I have a passion for children's books, like a burning burning passion. There are so many reasons. Of course there is the fact that I'm an artist and designer and so I'm drawn to the generous and yet compact way to look at art. But another of the big ones is that they pretty much have to have a moral (we're talking about picture books, not novels). Or if not a moral then a warm and fuzzy feeling (think "Good Night Moon").
I recently bought the children's book "Who Will Comfort Toffle" by Tove Jansson of Moomin fame. I've written about her before and I'll write about her again. And this will probably be the only time I will criticize her.

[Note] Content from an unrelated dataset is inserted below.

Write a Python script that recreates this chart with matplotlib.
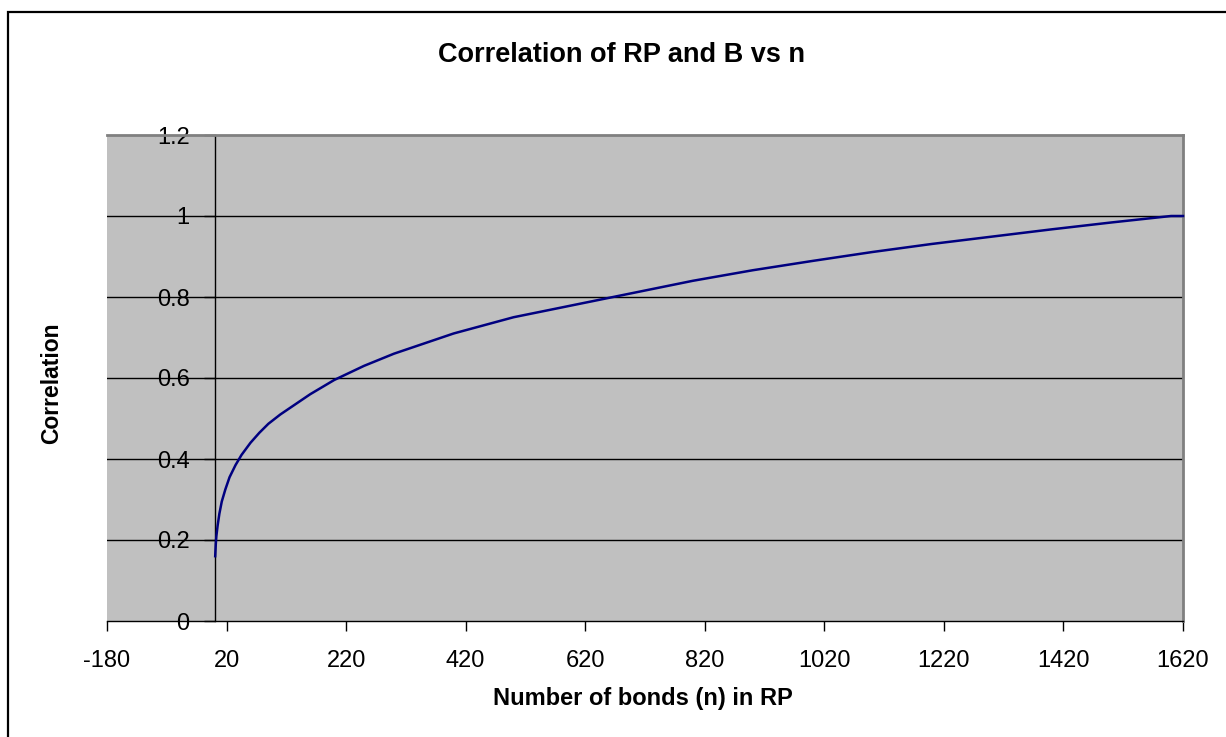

The story is about Toffle, a little creature of a nervous nature, alone in the world. He runs from the loneliness of his house into the wide world, but is thwarted by his own shyness. Until! Until he finds a letter floating in a bottle, written by a scared and lonely Miffle. He is immediately seized with purpose! He rushes off and does a battle dance and saves the lovely young female thing from the terrifying Groke! And he does not need comfort because I suppose he has found his own strength and because he now has a friend.
The book is beautiful and I was overwhelmed by Tove's graphic abilities that I hadn't suspected. I'd always known of her writing and line art. She is a genius at color and shape. But.
How can the ending be about coupledom as the cure-all for all of one's issues? How can it not have ended when Toffle came to the seashore where "He pulls his shoes off, feels his toes sink into soft white sand/As he admires the pale blue sky, the sea, the rippling land./'How wonderful', thinks Toffle, 'I can rest or dance or shout/or fill my hat with pebbles." How can it go on to say he is still not happy and say "So who will comfort Toffle and remind him that a shell/is nicer when there's somebody to show it to as well?"
Buh-loney. I mean sure, maybe for some. But you know what? If there is a moral, it should be that one can find deep joy and strength within oneself. Why in the world would the moral be that your only hope for happiness and comfort is to get over shyness and find yourself a mate?
I will tell my son, at some point—
If you find a beautiful shell, tell it that it is beautiful. If you see a beautiful sky, tell it that it is beautiful. If you see a beautiful ocean, tell it "You are beautiful".
And they will hear you. The world hears you.
Mate-dom has many happinesses attached to it, or can if you are with a nice one. But no one, NO ONE, should be told it is necessary for joy and comfort. At least that's what I think.